--- Collected data ---

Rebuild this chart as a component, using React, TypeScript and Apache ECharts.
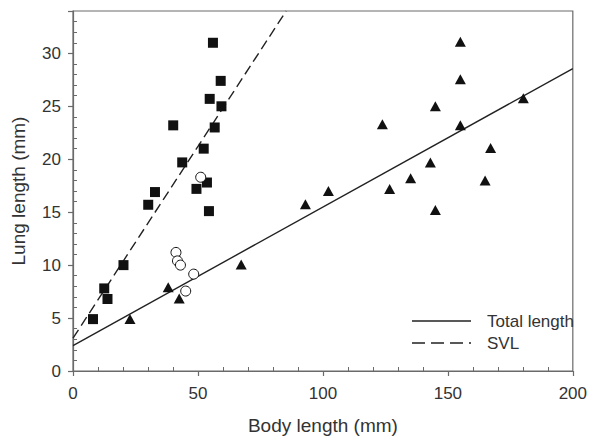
import React, { useEffect, useRef } from "react";
import * as echarts from "echarts";

// Data
const svlPoints: number[][] = [
  [56.0, 31.0], [59.1, 27.4], [54.7, 25.7], [59.4, 25.0], [40.1, 23.2],
  [56.7, 23.0], [52.3, 21.0], [43.7, 19.7], [53.6, 17.8], [49.4, 17.2],
  [32.8, 16.9], [30.1, 15.7], [54.4, 15.1], [20.2, 10.0], [12.5, 7.8],
  [13.8, 6.8], [8.0, 4.9],
];
const openPoints: number[][] = [
  [51.1, 18.3], [41.2, 11.2], [41.8, 10.4], [43.0, 10.0], [48.3, 9.15], [45.1, 7.55],
];
const totalPoints: number[][] = [
  [22.8, 4.9], [38.1, 7.9], [42.5, 6.85], [67.3, 10.05], [93.0, 15.75],
  [102.2, 17.0], [123.8, 23.3], [126.7, 17.2], [135.1, 18.2], [143.0, 19.7],
  [145.0, 25.0], [145.0, 15.2], [155.0, 31.1], [155.0, 27.55], [155.0, 23.2],
  [164.9, 18.0], [167.1, 21.05], [180.2, 25.75],
];
const totalFit: number[][] = [[0, 2.4], [200, 28.56]];
const svlFit: number[][] = [[0, 3.1], [85.3, 34]];

const xStep = 50;
const yStep = 5;
const yMax = 34;

const legendNames = ["Total length", "SVL"];

const FONT = "'Liberation Sans', Arial, sans-serif";
const AXIS = "#6a6a6a";
const TEXT = "#333";
const INK = "#111";

export default function App() {
  const ref = useRef<HTMLDivElement>(null);
  useEffect(() => {
    if (!ref.current) return;
    const chart = echarts.init(ref.current, null, { renderer: "svg" });
    const L = 73, R = 574, T = 11, B = 373;
    chart.setOption({
      animation: false,
      backgroundColor: "#fff",
      grid: {
        left: L, right: 590 - R, top: T, bottom: 440 - B,
        show: true, borderColor: AXIS, borderWidth: 1.2, backgroundColor: "transparent",
      },
      xAxis: {
        type: "value", min: 0, max: 200, interval: xStep, position: "bottom",
        name: "Body length (mm)", nameLocation: "middle", nameGap: 45,
        nameTextStyle: { fontSize: 19, color: TEXT, fontFamily: FONT },
        axisLine: { show: true, lineStyle: { color: AXIS, width: 1.2 } },
        axisTick: { show: true, length: 5, lineStyle: { color: AXIS, width: 1.2 } },
        minorTick: { show: true, splitNumber: 5, length: -4, lineStyle: { color: AXIS, width: 1 } },
        axisLabel: { fontSize: 17, color: TEXT, fontFamily: FONT, margin: 14 },
        splitLine: { show: false },
        minorSplitLine: { show: false },
      },
      yAxis: {
        type: "value", min: 0, max: yMax, interval: yStep, position: "left",
        name: "Lung length (mm)", nameLocation: "middle", nameGap: 45,
        nameTextStyle: { fontSize: 19, color: TEXT, fontFamily: FONT },
        axisLine: { show: true, lineStyle: { color: AXIS, width: 1.2 } },
        axisTick: { show: true, length: 5, lineStyle: { color: AXIS, width: 1.2 } },
        minorTick: { show: true, splitNumber: 5, length: -4, lineStyle: { color: AXIS, width: 1 } },
        axisLabel: { fontSize: 17, color: TEXT, fontFamily: FONT, margin: 12, showMaxLabel: false },
        splitLine: { show: false },
        minorSplitLine: { show: false },
      },
      series: [
        {
          name: legendNames[0], type: "line", data: totalFit, symbol: "none", clip: true, z: 1,
          lineStyle: { color: "#222", width: 1.4 },
        },
        {
          name: legendNames[1], type: "line", data: svlFit, symbol: "none", clip: true, z: 1,
          lineStyle: { color: "#222", width: 1.4, type: [10, 5] },
        },
        {
          type: "scatter", data: svlPoints, symbol: "rect", symbolSize: 10, z: 3,
          itemStyle: { color: INK, opacity: 1 },
        },
        {
          type: "scatter", data: totalPoints, symbol: "triangle", symbolSize: [11, 10], z: 3,
          itemStyle: { color: INK, opacity: 1 },
        },
        {
          type: "scatter", data: openPoints, symbol: "circle", symbolSize: 10, z: 3,
          itemStyle: { color: "#fff", borderColor: INK, borderWidth: 1, opacity: 1 },
        },
      ],
      graphic: [
        {
          type: "line", shape: { x1: 412, y1: 321, x2: 471, y2: 321 },
          style: { stroke: "#222", lineWidth: 1.4 },
        },
        {
          type: "line", shape: { x1: 412, y1: 343, x2: 471, y2: 343 },
          style: { stroke: "#222", lineWidth: 1.4, lineDash: [13, 6] },
        },
        {
          type: "text", x: 487, y: 321,
          style: { text: legendNames[0], fontSize: 17, fill: TEXT, fontFamily: FONT, textVerticalAlign: "middle" },
        },
        {
          type: "text", x: 487, y: 343,
          style: { text: legendNames[1], fontSize: 17, fill: TEXT, fontFamily: FONT, textVerticalAlign: "middle" },
        },
      ],
    });
    return () => chart.dispose();
  }, []);
  return <div ref={ref} style={{ width: 590, height: 440, position: "absolute", left: 0, top: 0 }} />;
}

---

Skip the pictures and restate exactly the lines from the beginning of the listing to the line with "import * as", that line included.

• [Response]
Rebuild this chart as a component, using React, TypeScript and Apache ECharts.
import React, { useEffect, useRef } from "react";
import * as echarts from "echarts";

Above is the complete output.